--- START OF RECORDS SHOWN ---
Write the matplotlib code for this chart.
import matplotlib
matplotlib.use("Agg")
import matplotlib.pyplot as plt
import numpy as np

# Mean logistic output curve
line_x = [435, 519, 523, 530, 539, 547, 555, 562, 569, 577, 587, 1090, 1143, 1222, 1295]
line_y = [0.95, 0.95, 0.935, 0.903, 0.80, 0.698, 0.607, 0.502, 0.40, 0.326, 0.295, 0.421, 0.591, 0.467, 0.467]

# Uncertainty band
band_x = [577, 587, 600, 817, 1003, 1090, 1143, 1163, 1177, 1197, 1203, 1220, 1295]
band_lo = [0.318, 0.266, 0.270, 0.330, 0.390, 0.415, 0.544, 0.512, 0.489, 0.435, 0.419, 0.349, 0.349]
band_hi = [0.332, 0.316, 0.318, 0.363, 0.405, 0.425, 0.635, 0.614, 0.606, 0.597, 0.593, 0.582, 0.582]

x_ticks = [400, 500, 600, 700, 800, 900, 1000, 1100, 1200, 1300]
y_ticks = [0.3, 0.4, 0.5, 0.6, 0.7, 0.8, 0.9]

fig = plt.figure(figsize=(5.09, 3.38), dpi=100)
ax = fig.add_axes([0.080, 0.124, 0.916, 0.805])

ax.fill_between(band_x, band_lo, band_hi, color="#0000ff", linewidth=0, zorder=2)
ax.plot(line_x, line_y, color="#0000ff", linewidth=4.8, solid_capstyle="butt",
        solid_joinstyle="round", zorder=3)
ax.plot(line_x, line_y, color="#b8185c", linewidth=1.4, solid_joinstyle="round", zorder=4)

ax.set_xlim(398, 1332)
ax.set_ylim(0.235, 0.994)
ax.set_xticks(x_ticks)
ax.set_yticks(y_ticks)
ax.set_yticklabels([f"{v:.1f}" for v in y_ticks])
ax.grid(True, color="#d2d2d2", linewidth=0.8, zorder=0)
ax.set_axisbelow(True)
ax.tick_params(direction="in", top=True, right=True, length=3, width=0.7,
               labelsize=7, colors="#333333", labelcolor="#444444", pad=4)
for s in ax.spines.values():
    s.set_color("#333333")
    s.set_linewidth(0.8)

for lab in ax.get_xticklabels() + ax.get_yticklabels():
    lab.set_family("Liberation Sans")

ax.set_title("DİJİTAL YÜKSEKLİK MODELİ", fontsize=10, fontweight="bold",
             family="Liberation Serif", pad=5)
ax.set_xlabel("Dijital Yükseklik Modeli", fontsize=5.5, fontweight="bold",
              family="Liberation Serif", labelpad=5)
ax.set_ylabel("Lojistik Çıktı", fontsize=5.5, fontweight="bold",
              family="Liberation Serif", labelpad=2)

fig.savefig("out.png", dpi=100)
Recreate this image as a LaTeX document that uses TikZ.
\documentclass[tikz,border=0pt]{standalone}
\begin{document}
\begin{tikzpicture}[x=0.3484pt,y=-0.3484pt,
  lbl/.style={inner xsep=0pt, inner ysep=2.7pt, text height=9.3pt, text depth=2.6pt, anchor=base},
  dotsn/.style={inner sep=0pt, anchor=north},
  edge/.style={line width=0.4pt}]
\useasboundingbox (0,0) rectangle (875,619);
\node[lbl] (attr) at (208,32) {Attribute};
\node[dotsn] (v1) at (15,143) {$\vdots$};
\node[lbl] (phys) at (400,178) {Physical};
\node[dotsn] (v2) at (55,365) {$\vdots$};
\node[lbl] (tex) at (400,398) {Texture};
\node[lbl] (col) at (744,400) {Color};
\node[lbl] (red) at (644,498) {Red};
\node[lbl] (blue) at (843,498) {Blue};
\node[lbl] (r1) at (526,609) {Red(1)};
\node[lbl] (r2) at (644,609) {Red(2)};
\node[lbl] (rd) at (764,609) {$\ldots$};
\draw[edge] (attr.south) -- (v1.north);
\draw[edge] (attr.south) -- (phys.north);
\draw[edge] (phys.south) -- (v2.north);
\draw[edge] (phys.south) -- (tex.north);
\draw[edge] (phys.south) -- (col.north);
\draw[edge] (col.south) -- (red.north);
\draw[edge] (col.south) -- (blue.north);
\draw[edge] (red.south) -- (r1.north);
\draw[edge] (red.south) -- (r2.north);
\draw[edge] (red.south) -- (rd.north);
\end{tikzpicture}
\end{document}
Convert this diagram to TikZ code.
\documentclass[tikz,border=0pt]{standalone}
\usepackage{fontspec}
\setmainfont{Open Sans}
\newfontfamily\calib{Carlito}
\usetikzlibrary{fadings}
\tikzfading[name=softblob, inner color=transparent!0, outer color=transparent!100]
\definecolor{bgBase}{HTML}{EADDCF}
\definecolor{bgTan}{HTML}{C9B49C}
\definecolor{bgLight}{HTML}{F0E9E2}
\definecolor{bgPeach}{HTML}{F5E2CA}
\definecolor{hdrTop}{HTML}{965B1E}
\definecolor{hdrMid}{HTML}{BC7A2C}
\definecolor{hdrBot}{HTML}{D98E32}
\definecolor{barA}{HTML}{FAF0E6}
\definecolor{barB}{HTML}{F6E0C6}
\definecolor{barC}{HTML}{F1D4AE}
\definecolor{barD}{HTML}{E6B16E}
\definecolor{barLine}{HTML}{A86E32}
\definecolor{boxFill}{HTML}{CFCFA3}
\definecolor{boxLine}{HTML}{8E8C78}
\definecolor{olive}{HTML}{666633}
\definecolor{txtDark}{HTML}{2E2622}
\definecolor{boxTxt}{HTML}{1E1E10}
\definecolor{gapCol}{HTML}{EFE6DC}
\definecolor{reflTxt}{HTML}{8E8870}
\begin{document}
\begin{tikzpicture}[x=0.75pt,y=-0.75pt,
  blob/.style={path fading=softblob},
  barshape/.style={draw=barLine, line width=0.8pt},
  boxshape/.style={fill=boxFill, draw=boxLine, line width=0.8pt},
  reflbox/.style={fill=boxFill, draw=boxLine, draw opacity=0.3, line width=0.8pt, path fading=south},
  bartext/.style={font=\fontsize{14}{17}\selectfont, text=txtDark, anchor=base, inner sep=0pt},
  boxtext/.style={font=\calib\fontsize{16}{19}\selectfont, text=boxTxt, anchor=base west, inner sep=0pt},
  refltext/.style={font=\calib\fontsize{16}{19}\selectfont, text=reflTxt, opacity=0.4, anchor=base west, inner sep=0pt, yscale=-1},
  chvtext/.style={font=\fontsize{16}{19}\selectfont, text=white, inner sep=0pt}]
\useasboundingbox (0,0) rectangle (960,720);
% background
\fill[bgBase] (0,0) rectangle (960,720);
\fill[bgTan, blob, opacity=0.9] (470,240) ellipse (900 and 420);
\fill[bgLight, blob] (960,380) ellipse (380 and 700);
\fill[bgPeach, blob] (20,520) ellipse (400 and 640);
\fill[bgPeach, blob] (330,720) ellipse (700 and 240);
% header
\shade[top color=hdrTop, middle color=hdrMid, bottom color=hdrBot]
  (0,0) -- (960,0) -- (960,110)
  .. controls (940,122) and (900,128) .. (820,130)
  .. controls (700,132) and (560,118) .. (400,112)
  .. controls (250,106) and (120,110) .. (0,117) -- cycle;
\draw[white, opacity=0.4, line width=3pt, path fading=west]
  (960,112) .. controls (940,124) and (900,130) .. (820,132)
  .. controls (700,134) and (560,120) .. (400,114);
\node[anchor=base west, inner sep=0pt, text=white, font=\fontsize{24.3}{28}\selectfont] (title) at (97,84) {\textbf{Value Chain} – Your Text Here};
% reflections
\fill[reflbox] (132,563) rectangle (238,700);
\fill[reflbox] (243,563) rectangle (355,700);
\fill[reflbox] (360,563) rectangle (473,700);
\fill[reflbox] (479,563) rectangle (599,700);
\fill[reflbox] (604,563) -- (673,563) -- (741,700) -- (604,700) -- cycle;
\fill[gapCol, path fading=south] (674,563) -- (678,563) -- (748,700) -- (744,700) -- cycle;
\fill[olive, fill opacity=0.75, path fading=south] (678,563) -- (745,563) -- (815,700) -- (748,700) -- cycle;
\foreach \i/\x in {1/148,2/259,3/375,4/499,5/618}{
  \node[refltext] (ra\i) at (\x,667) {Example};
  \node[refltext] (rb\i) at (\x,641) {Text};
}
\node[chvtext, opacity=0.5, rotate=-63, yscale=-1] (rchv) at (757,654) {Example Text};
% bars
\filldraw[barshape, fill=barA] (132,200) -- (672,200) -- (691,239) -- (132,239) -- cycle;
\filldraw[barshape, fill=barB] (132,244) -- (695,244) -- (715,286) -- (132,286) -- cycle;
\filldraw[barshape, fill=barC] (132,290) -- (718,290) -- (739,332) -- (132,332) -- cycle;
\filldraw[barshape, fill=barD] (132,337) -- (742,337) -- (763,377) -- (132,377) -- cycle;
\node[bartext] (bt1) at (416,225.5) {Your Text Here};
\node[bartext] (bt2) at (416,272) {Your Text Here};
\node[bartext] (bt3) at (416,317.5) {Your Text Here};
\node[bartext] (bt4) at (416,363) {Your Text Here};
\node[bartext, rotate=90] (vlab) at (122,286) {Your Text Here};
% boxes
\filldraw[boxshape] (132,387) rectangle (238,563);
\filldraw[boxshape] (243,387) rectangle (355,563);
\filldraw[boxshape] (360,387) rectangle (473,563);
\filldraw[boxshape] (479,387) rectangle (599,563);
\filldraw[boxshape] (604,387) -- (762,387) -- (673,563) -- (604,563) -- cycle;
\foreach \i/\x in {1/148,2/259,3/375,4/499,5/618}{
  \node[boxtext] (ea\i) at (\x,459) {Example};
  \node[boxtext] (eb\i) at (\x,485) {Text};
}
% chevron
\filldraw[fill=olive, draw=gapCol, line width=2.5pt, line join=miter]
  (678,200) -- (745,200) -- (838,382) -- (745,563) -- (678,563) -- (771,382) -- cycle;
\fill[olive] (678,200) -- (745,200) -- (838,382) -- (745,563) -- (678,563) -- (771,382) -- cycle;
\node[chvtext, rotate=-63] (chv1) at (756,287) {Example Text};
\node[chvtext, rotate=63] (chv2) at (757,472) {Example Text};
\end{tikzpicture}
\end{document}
--- END OF RECORDS SHOWN ---
[WHAT NEEDS TO BE DONE]: Wherever the word "code" occurs in a line of the listing, copy that line.

[ANSWER TO THIS EXERCISE]:
Write the matplotlib code for this chart.
Convert this diagram to TikZ code.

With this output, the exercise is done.